But if we return for a moment to the fictional
hacker, not only do we discover the archetype of
the trickster-god lurking just round the corner, but we also discern
the outline of our spy/horror protagonist hunched over their keyboard,
trying to dig down into the network of dreams and fears to understand
what's really going on.

Every
science-fictional depiction of a
hacker at work seems to be about pulling away the rug to reveal a
squirming mass of icky truths hiding beneath the carpet of reality.
From John M. Ford's
Web of Angels
onward, we've had hackers
exploiting networks to find the truth about what's really going on.
Sometimes the hacker archetype overlaps with the guy-with-a-gun (as in
Ken MacLeod's
The Star Fraction
or William Gibson's
Johnny
Mnemonic
), or the gamer-with-a-virtual-gun (in film, Mamoru Oshii's
Avalon
), or even both (Hiro Protagonist, in Neal Stephenson's
Snow
Crash
). Mao remarked, "power grows from the barrel of a
gun"—both
in real life and in fiction—and if guns are about power, then hacking
is about secret knowledge, and knowledge is also power. In fact, when
you get down to it, what the fictional hacker has come to symbolize is
not that far away from the fictional spy—or the nameless narrator of
one of H. P. Lovecraft's strange tales of exploration and alienation.

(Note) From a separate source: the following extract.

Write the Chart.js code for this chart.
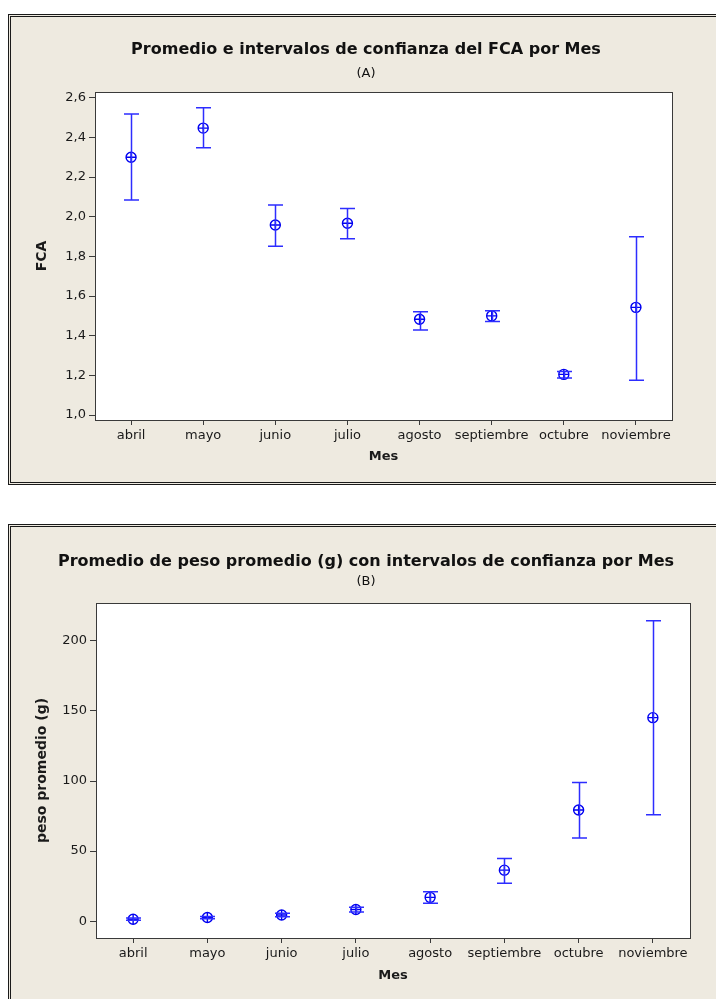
<!DOCTYPE html>
<html>
<head>
<meta charset="utf-8">
<script src="https://cdn.jsdelivr.net/npm/chart.js@4.4.1/dist/chart.umd.min.js"></script>
<style>
  html, body { margin: 0; padding: 0; background: #fff; width: 716px; height: 999px; overflow: hidden; }
  .panel { position: absolute; left: 8px; width: 724px; background: #eeeae0; border: 3px double #1a1a1a; box-sizing: border-box; }
  #pA { top: 14px; height: 471px; }
  #pB { top: 524px; height: 490px; }
  canvas { position: absolute; }
  #cA { left: 16px; top: 17px; }
  #cB { left: 16px; top: 527px; }
</style>
</head>
<body>
<div class="panel" id="pA"></div>
<div class="panel" id="pB"></div>
<canvas id="cA" width="700" height="463"></canvas>
<canvas id="cB" width="700" height="472"></canvas>
<script>
// datos
var meses = ['abril', 'mayo', 'junio', 'julio', 'agosto', 'septiembre', 'octubre', 'noviembre'];

var fcaMedia = [2.30, 2.447, 1.958, 1.967, 1.483, 1.50, 1.205, 1.543];
var fcaInf   = [2.084, 2.348, 1.851, 1.889, 1.429, 1.472, 1.187, 1.175];
var fcaSup   = [2.518, 2.55, 2.059, 2.041, 1.521, 1.526, 1.22, 1.899];
var fcaTicks = [1.0, 1.2, 1.4, 1.6, 1.8, 2.0, 2.2, 2.4, 2.6];

var pesoMedia = [1.4, 2.6, 4.4, 8.3, 17.0, 36.4, 79.3, 145.2];
var pesoInf   = [0.6, 1.8, 3.2, 6.6, 12.8, 27.1, 59.3, 75.9];
var pesoSup   = [2.2, 3.4, 5.6, 10.0, 21.0, 44.7, 99.0, 214.3];
var pesoTicks = [0, 50, 100, 150, 200];

var AZUL = '#0000f0';
Chart.defaults.font.family = 'DejaVu Sans';
Chart.defaults.color = '#1a1a1a';

// barras de error (intervalos de confianza)
function barrasError(inf, sup) {
  return {
    id: 'barrasError',
    afterDatasetsDraw: function (chart) {
      var ctx = chart.ctx, x = chart.scales.x, y = chart.scales.y;
      ctx.save();
      ctx.strokeStyle = '#2d2dff';
      ctx.lineWidth = 1.5;
      inf.forEach(function (lo, i) {
        var px = Math.round(x.getPixelForValue(i)) + 0.5;
        var y1 = y.getPixelForValue(lo), y2 = y.getPixelForValue(sup[i]);
        ctx.beginPath();
        ctx.moveTo(px, y1); ctx.lineTo(px, y2);
        ctx.moveTo(px - 7.5, y1); ctx.lineTo(px + 7.5, y1);
        ctx.moveTo(px - 7.5, y2); ctx.lineTo(px + 7.5, y2);
        ctx.stroke();
      });
      ctx.restore();
    }
  };
}

// fondo blanco y marco del área de trazado
var marco = {
  id: 'marco',
  beforeDraw: function (chart) {
    var a = chart.chartArea, ctx = chart.ctx;
    ctx.save();
    ctx.fillStyle = '#fff';
    ctx.fillRect(a.left, a.top, a.right - a.left, a.bottom - a.top);
    ctx.restore();
  },
  afterDraw: function (chart) {
    var a = chart.chartArea, ctx = chart.ctx;
    ctx.save();
    ctx.strokeStyle = '#3a3a3a';
    ctx.lineWidth = 1;
    ctx.strokeRect(Math.round(a.left) + 0.5, Math.round(a.top) + 0.5, Math.round(a.right - a.left), Math.round(a.bottom - a.top));
    ctx.restore();
  }
};

function grafico(id, cfg) {
  return new Chart(document.getElementById(id), {
    type: 'line',
    data: {
      labels: meses,
      datasets: [
        { data: cfg.media, showLine: false, pointStyle: 'circle', pointRadius: 5, borderColor: AZUL, backgroundColor: 'rgba(0,0,0,0)', pointBorderWidth: 1.4 },
        { data: cfg.media, showLine: false, pointStyle: 'cross', pointRadius: 5, borderColor: AZUL, pointBorderWidth: 1.4 }
      ]
    },
    options: {
      responsive: false,
      animation: false,
      events: [],
      layout: { padding: 0 },
      plugins: {
        legend: { display: false },
        tooltip: { enabled: false },
        title: {
          display: true, text: cfg.titulo, color: '#111',
          font: { size: 16, weight: 'bold', lineHeight: 1.2 },
          padding: { top: cfg.tituloArriba, bottom: 0 }
        },
        subtitle: {
          display: true, text: cfg.sub, color: '#111',
          font: { size: 13, lineHeight: 1.2 },
          padding: { top: cfg.subArriba, bottom: cfg.subAbajo }
        }
      },
      scales: {
        x: {
          type: 'category', offset: true,
          grid: { display: true, offset: false, drawOnChartArea: false, drawTicks: true, tickLength: 5, color: '#3a3a3a' },
          border: { display: true, color: '#3a3a3a' },
          ticks: { font: { size: 13 }, padding: 3, maxRotation: 0, autoSkip: false },
          title: { display: true, text: 'Mes', font: { size: 13, weight: 'bold', lineHeight: 1.2 }, padding: { top: 0, bottom: 16 } },
          afterFit: function (s) { s.height = cfg.altoX; }
        },
        y: {
          min: cfg.min, max: cfg.max,
          grid: { display: true, drawOnChartArea: false, drawTicks: true, tickLength: 6, color: '#3a3a3a' },
          border: { display: true, color: '#3a3a3a' },
          ticks: { font: { size: 13 }, padding: 3, includeBounds: false, callback: cfg.formato },
          afterBuildTicks: function (s) { s.ticks = cfg.ticks.map(function (v) { return { value: v }; }); },
          title: { display: true, text: cfg.tituloY, font: { size: 14, weight: 'bold', lineHeight: 1.2 }, padding: { top: 18, bottom: 0 } },
          afterFit: function (s) { s.width = cfg.anchoY; }
        },
        derecha: {
          position: 'right', display: true,
          grid: { display: false }, border: { display: false }, ticks: { display: false },
          afterFit: function (s) { s.width = cfg.anchoDer; }
        }
      }
    },
    plugins: [marco, barrasError(cfg.inf, cfg.sup)]
  });
}

grafico('cA', {
  titulo: 'Promedio e intervalos de confianza del FCA por Mes', sub: '(A)',
  tituloArriba: 23.4, subArriba: 6.6, subAbajo: 10.2,
  media: fcaMedia, inf: fcaInf, sup: fcaSup, ticks: fcaTicks,
  min: 0.975, max: 2.629, tituloY: 'FCA',
  formato: function (v) { return v.toFixed(1).replace('.', ','); },
  altoX: 60, anchoY: 79, anchoDer: 44
});

grafico('cB', {
  titulo: 'Promedio de peso promedio (g) con intervalos de confianza por Mes', sub: '(B)',
  tituloArriba: 25.4, subArriba: 2.6, subAbajo: 13.2,
  media: pesoMedia, inf: pesoInf, sup: pesoSup, ticks: pesoTicks,
  min: -12, max: 227, tituloY: 'peso promedio (g)',
  formato: function (v) { return String(v); },
  altoX: 61, anchoY: 80, anchoDer: 26
});
</script>
</body>
</html>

Hacking the Subconscious, Spying on Horror, Revealing Reality

There's an iron tripod buried in the basement of
the Laundry, carved with words in an alien language that humans can
only interpret with the aid of a semisentient computer program that
emulates Chomsky's deep grammar. Unfortunately the program is prone to
fits of sulking, and because it obeys a nondeterministic algorithm it
frequently enters a fatal loop when it runs. There is no canonical
translation of the inscription. Government linguists tried to de-cypher
the runes the hard way; all those who tried wound up dead or
incarcerated in the Funny Farm. After a systems analyst suggested that
the carving might really be the
function binding for our reality, and that pronouncing it with
understanding would cause a fatal exception, Mahogany Row decided to
discourage future research along these lines.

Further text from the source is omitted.